Unveiling Intractable Epileptogenic Brain Networks with Deep Learning Algorithms: A Novel and Comprehensive Framework for Scalable Seizure Prediction with Unimodal Neuroimaging Data in Pediatric Patients

TL;DR

This study introduces a comprehensive deep learning framework for seizure prediction in pediatric epilepsy using unimodal EEG data, demonstrating superior performance of RNN, LSTM, and CNN models over traditional algorithms.

Contribution

The paper presents a novel deep learning-based framework for seizure prediction in pediatric patients, utilizing unimodal EEG data and effective noise reduction techniques.

Findings

Deep learning models outperform traditional machine learning algorithms.

RNN achieved the highest precision and F1 score.

LSTM outperformed RNN in accuracy and CNN in specificity.

Abstract

Epilepsy is a prevalent neurological disorder affecting 50 million individuals worldwide and 1.2 million Americans. There exist millions of pediatric patients with intractable epilepsy, a condition in which seizures fail to come under control. The occurrence of seizures can result in physical injury, disorientation, unconsciousness, and additional symptoms that could impede children's ability to participate in everyday tasks.

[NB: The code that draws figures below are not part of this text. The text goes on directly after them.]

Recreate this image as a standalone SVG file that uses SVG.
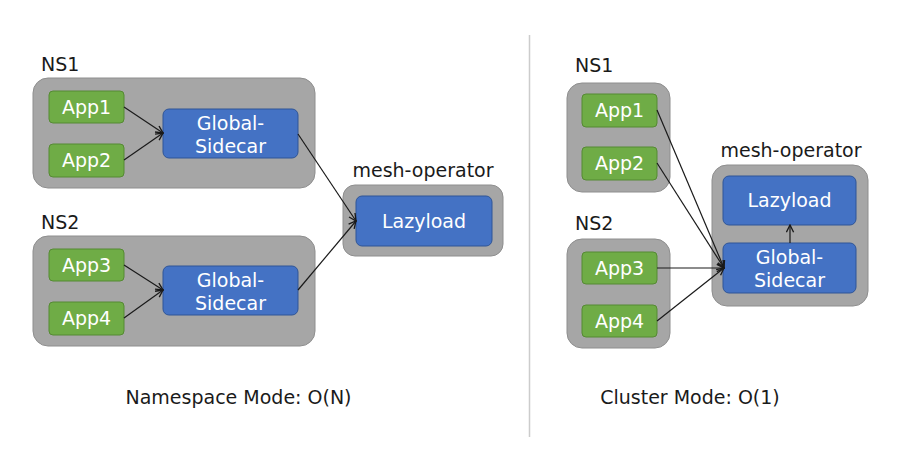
<svg xmlns="http://www.w3.org/2000/svg" width="912" height="466" viewBox="0 0 912 466">
<defs>
<style>
.ctr{fill:#a6a6a6;stroke:#8e8e8e;stroke-width:1}
.app{fill:#6fac46;stroke:#558a33;stroke-width:1}
.blu{fill:#4472c4;stroke:#2f5597;stroke-width:1}
.wt{fill:#ffffff;font-family:"DejaVu Sans",sans-serif;font-size:19px;text-anchor:middle}
.lb{fill:#1a1a1a;font-family:"DejaVu Sans",sans-serif;font-size:19px}
.cn{fill:none;stroke:#1a1a1a;stroke-width:1.2;marker-end:url(#ah)}
</style>
<marker id="ah" viewBox="0 0 10 10" refX="9" refY="5" markerWidth="9" markerHeight="9" markerUnits="userSpaceOnUse" orient="auto">
<path d="M1,1 L9,5 L1,9" fill="none" stroke="#1a1a1a" stroke-width="1.5"/>
</marker>
</defs>
<rect width="912" height="466" fill="#ffffff"/>
<line x1="529.5" y1="35" x2="529.5" y2="437" stroke="#cccccc" stroke-width="1.5"/>

<g id="left-ns1">
<text class="lb" x="41" y="71">NS1</text>
<rect class="ctr" x="33" y="78" width="282" height="110" rx="15"/>
</g>
<g id="left-app1"><rect class="app" x="49" y="91" width="75" height="32" rx="4"/><text class="wt" x="86.5" y="114">App1</text></g>
<g id="left-app2"><rect class="app" x="49" y="144" width="75" height="33" rx="4"/><text class="wt" x="86.5" y="167">App2</text></g>
<g id="left-gs1"><rect class="blu" x="163" y="109" width="135" height="49" rx="6"/><text class="wt" x="230.5" y="130">Global-</text><text class="wt" x="230.5" y="153">Sidecar</text></g>

<g id="left-ns2">
<text class="lb" x="41" y="229">NS2</text>
<rect class="ctr" x="33" y="236" width="282" height="110" rx="15"/>
</g>
<g id="left-app3"><rect class="app" x="49" y="249" width="75" height="32" rx="4"/><text class="wt" x="86.5" y="272">App3</text></g>
<g id="left-app4"><rect class="app" x="49" y="302" width="75" height="33" rx="4"/><text class="wt" x="86.5" y="325">App4</text></g>
<g id="left-gs2"><rect class="blu" x="163" y="266" width="135" height="49" rx="6"/><text class="wt" x="230.5" y="287">Global-</text><text class="wt" x="230.5" y="310">Sidecar</text></g>

<g id="left-mesh">
<text class="lb" x="423" y="177" text-anchor="middle">mesh-operator</text>
<rect class="ctr" x="343" y="185" width="160" height="71" rx="12"/>
</g>
<g id="left-lazy"><rect class="blu" x="356" y="196" width="136" height="50" rx="6"/><text class="wt" x="424" y="228">Lazyload</text></g>

<g id="right-ns1">
<text class="lb" x="575" y="72">NS1</text>
<rect class="ctr" x="567" y="83" width="103" height="109" rx="15"/>
</g>
<g id="right-app1"><rect class="app" x="582" y="94" width="75" height="33" rx="4"/><text class="wt" x="619.5" y="117">App1</text></g>
<g id="right-app2"><rect class="app" x="582" y="147" width="75" height="33" rx="4"/><text class="wt" x="619.5" y="170">App2</text></g>

<g id="right-ns2">
<text class="lb" x="575" y="230">NS2</text>
<rect class="ctr" x="567" y="239" width="103" height="109" rx="15"/>
</g>
<g id="right-app3"><rect class="app" x="582" y="252" width="75" height="32" rx="4"/><text class="wt" x="619.5" y="275">App3</text></g>
<g id="right-app4"><rect class="app" x="582" y="305" width="75" height="32" rx="4"/><text class="wt" x="619.5" y="328">App4</text></g>

<g id="right-mesh">
<text class="lb" x="791" y="157" text-anchor="middle">mesh-operator</text>
<rect class="ctr" x="712" y="165" width="156" height="141" rx="15"/>
</g>
<g id="right-lazy"><rect class="blu" x="723" y="176" width="133" height="49" rx="6"/><text class="wt" x="789.5" y="207">Lazyload</text></g>
<g id="right-gs"><rect class="blu" x="723" y="243" width="133" height="50" rx="6"/><text class="wt" x="789.5" y="264">Global-</text><text class="wt" x="789.5" y="287">Sidecar</text></g>

<g id="connectors">
<line class="cn" x1="124" y1="107" x2="163" y2="133"/>
<line class="cn" x1="124" y1="160" x2="163" y2="133"/>
<line class="cn" x1="124" y1="265" x2="163" y2="290"/>
<line class="cn" x1="124" y1="318" x2="163" y2="290"/>
<line class="cn" x1="298" y1="134" x2="356" y2="221"/>
<line class="cn" x1="298" y1="290" x2="356" y2="221"/>
<line class="cn" x1="657" y1="110" x2="724" y2="268"/>
<line class="cn" x1="657" y1="163" x2="724" y2="268"/>
<line class="cn" x1="657" y1="268" x2="724" y2="268"/>
<line class="cn" x1="657" y1="321" x2="724" y2="268"/>
<line class="cn" x1="790" y1="243" x2="790" y2="225"/>
</g>

<text class="lb" x="238.5" y="404" text-anchor="middle">Namespace Mode: O(N)</text>
<text class="lb" x="690" y="404" text-anchor="middle">Cluster Mode: O(1)</text>
</svg>
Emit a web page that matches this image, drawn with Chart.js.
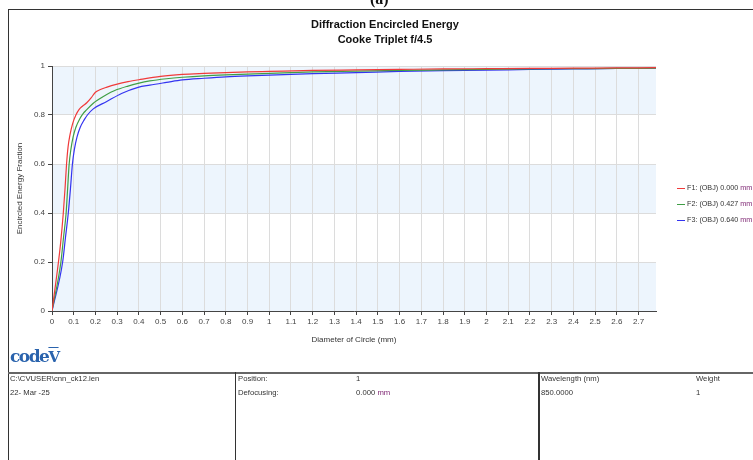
<!DOCTYPE html>
<html>
<head>
<meta charset="utf-8">
<script src="https://cdn.jsdelivr.net/npm/chart.js@4.4.0/dist/chart.umd.min.js"></script>
<style>
    body { margin: 0; background: #fff; font-family: "Liberation Sans", Arial, sans-serif; }
    #wrap { position: relative; width: 753px; height: 460px; overflow: hidden; }
    #chart { position: absolute; left: 0; top: 0; }
    .t { position: absolute; font-size: 7.7px; color: #333; white-space: nowrap; line-height: 10px; }
    .hl { position: absolute; background: #333; }
    .mm { color: #7a1f6e; }
</style>
</head>
<body>
<div id="wrap">
    <canvas id="chart" width="753" height="460"></canvas>

    <!-- cadre et tableau du bas -->
    <div class="t" style="left:370px; top:-10px; font: bold 16px 'Liberation Serif', serif; color:#111;">(a)</div>
    <div class="hl" style="left:8px; top:9px; width:745px; height:1px;"></div>
    <div class="hl" style="left:8px; top:9px; width:1px; height:451px;"></div>
    <div class="hl" style="left:8px; top:372px; width:745px; height:2px; background:#666;"></div>
    <div class="hl" style="left:235px; top:372px; width:1px; height:88px;"></div>
    <div class="hl" style="left:538px; top:372px; width:2px; height:88px;"></div>

    <div class="t" style="left:0; width:770px; top:17px; text-align:center; font-size:11px; font-weight:bold; color:#111; line-height:15px;">Diffraction Encircled Energy<br>Cooke Triplet f/4.5</div>

    <div id="legend"></div>

    <div class="t" style="left:10px; top:346px; font: bold 17px 'DejaVu Serif', serif; color:#2a63ad; letter-spacing:-1.5px; line-height:20px;">code<span style="font-size:15px; text-decoration: overline;">V</span></div>

    <div class="t" style="left:10px; top:374px;">C:\CVUSER\cnn_ck12.len</div>
    <div class="t" style="left:10px; top:388px;">22- Mar -25</div>
    <div class="t" style="left:238px; top:374px;">Position:</div>
    <div class="t" style="left:356px; top:374px;">1</div>
    <div class="t" style="left:238px; top:388px;">Defocusing:</div>
    <div class="t" style="left:356px; top:388px;">0.000 <span class="mm">mm</span></div>
    <div class="t" style="left:541px; top:374px;">Wavelength (nm)</div>
    <div class="t" style="left:541px; top:388px;">850.0000</div>
    <div class="t" style="left:696px; top:374px;">Weight</div>
    <div class="t" style="left:696px; top:388px;">1</div>
</div>

<script>
// Données (diamètre en mm, énergie encerclée)
const seriesNames = ['F1: (OBJ) 0.000', 'F2: (OBJ) 0.427', 'F3: (OBJ) 0.640'];
const seriesColors = ['#f03a3a', '#3f9e45', '#3434f0'];

const f1Diam = [0, 0.029, 0.04, 0.052, 0.06, 0.067, 0.074, 0.083, 0.095, 0.11, 0.125, 0.14, 0.16, 0.18, 0.2, 0.22, 0.25, 0.3, 0.35, 0.4, 0.5, 0.6, 0.7, 0.8, 0.9, 1.0, 1.2, 1.4, 1.6, 1.8, 2.0, 2.2, 2.4, 2.6, 2.78];
const f1Energy = [0, 0.195, 0.28, 0.4, 0.5, 0.6, 0.67, 0.72, 0.765, 0.8, 0.823, 0.836, 0.85, 0.87, 0.893, 0.903, 0.913, 0.926, 0.936, 0.944, 0.958, 0.966, 0.97, 0.973, 0.976, 0.978, 0.982, 0.984, 0.986, 0.988, 0.989, 0.99, 0.991, 0.992, 0.993];

const f2Diam = [0, 0.041, 0.053, 0.065, 0.072, 0.079, 0.087, 0.097, 0.11, 0.128, 0.144, 0.158, 0.19, 0.212, 0.25, 0.289, 0.35, 0.396, 0.45, 0.527, 0.6, 0.7, 0.8, 0.9, 1.0, 1.2, 1.4, 1.6, 1.8, 2.0, 2.2, 2.4, 2.6, 2.78];
const f2Energy = [0, 0.2, 0.3, 0.4, 0.5, 0.6, 0.66, 0.71, 0.75, 0.785, 0.807, 0.82, 0.848, 0.862, 0.883, 0.9, 0.918, 0.929, 0.939, 0.948, 0.954, 0.96, 0.964, 0.967, 0.97, 0.976, 0.979, 0.982, 0.984, 0.986, 0.988, 0.989, 0.99, 0.991];

const f3Diam = [0, 0.049, 0.062, 0.075, 0.085, 0.094, 0.103, 0.115, 0.13, 0.148, 0.163, 0.19, 0.25, 0.32, 0.396, 0.45, 0.527, 0.6, 0.7, 0.8, 0.9, 1.0, 1.1, 1.2, 1.4, 1.6, 1.8, 2.0, 2.2, 2.4, 2.6, 2.78];
const f3Energy = [0, 0.2, 0.3, 0.4, 0.5, 0.6, 0.66, 0.71, 0.75, 0.78, 0.8, 0.825, 0.854, 0.888, 0.913, 0.922, 0.933, 0.943, 0.95, 0.956, 0.96, 0.963, 0.966, 0.969, 0.973, 0.978, 0.981, 0.983, 0.986, 0.988, 0.99, 0.991];

const xMax = 2.78;

function toPoints(xs, ys) {
    return xs.map((x, i) => ({ x: x, y: ys[i] }));
}

const allDiam = [f1Diam, f2Diam, f3Diam];
const allEnergy = [f1Energy, f2Energy, f3Energy];

// Légende à droite
const legend = document.getElementById('legend');
seriesNames.forEach((name, i) => {
    const top = 183 + i * 16;
    legend.innerHTML +=
        '<div class="hl" style="left:677px; top:' + (top + 5) + 'px; width:8px; height:1px; background:' + seriesColors[i] + ';"></div>' +
        '<div class="t" style="left:687px; top:' + top + 'px; font-size:7.2px;">' + name + ' <span class="mm">mm</span></div>';
});

// Bandes de fond alternées
const bandsPlugin = {
    id: 'bands',
    beforeDraw(chart) {
        const { ctx, chartArea, scales } = chart;
        ctx.save();
        for (let v = 0; v < 1; v += 0.4) {
            const y1 = scales.y.getPixelForValue(v);
            const y2 = scales.y.getPixelForValue(Math.min(v + 0.2, 1));
            ctx.fillStyle = '#edf5fd';
            ctx.fillRect(chartArea.left, y2, chartArea.right - chartArea.left, y1 - y2);
        }
        ctx.restore();
    }
};

const ctx = document.getElementById('chart').getContext('2d');
new Chart(ctx, {
    type: 'scatter',
    data: {
        datasets: seriesNames.map((name, i) => ({
            label: name,
            data: toPoints(allDiam[i], allEnergy[i]),
            showLine: true,
            borderColor: seriesColors[i],
            borderWidth: 1.2,
            pointRadius: 0,
            cubicInterpolationMode: 'monotone'
        }))
    },
    options: {
        responsive: false,
        animation: false,
        devicePixelRatio: 1,
        layout: { padding: { left: 10, top: 66, right: 97, bottom: 115 } },
        plugins: { legend: { display: false }, tooltip: { enabled: false } },
        scales: {
            x: {
                type: 'linear',
                min: 0,
                max: xMax,
                afterFit: scale => { scale.height = 34; },
                ticks: {
                    stepSize: 0.1,
                    includeBounds: false,
                    maxRotation: 0,
                    autoSkip: false,
                    padding: 2,
                    color: '#444',
                    font: { size: 8, family: 'Liberation Sans' },
                    callback: v => parseFloat(v.toFixed(1))
                },
                grid: { color: '#dcdcdc', tickColor: '#444', tickLength: 4 },
                border: { color: '#444', width: 1 },
                title: {
                    display: true,
                    text: 'Diameter of Circle (mm)',
                    color: '#333',
                    font: { size: 8, family: 'Liberation Sans' },
                    padding: 0
                }
            },
            y: {
                min: 0,
                max: 1,
                afterFit: scale => { scale.width = 42; },
                ticks: {
                    stepSize: 0.2,
                    padding: 3,
                    color: '#444',
                    font: { size: 8, family: 'Liberation Sans' },
                    callback: v => parseFloat(v.toFixed(1))
                },
                grid: { color: '#dcdcdc', tickColor: '#444', tickLength: 4 },
                border: { color: '#444', width: 1 },
                title: {
                    display: true,
                    text: 'Encircled Energy Fraction',
                    color: '#333',
                    font: { size: 8, family: 'Liberation Sans' },
                    padding: { top: 5, bottom: 0 }
                }
            }
        }
    },
    plugins: [bandsPlugin]
});
</script>
</body>
</html>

Predicting seizures can help parents and healthcare providers take precautions, prevent risky situations, and mentally prepare children to minimize anxiety and nervousness associated with the uncertainty of a seizure. This research proposes a novel and comprehensive framework to predict seizures in pediatric patients by evaluating machine learning algorithms on unimodal neuroimaging data consisting of electroencephalogram signals. The bandpass filtering and independent component analysis proved to be effective in reducing the noise and artifacts from the dataset. Various machine learning algorithms' performance is evaluated on important metrics such as accuracy, precision, specificity, sensitivity, F1 score and MCC. The results show that the deep learning algorithms are more successful in predicting seizures than logistic Regression, and k nearest neighbors. The recurrent neural network (RNN) gave the highest precision and F1 Score, long short-term memory (LSTM) outperformed RNN in accuracy and convolutional neural network (CNN) resulted in the highest Specificity. This research has significant implications for healthcare providers in proactively managing seizure occurrence in pediatric patients, potentially transforming clinical practices, and improving pediatric care.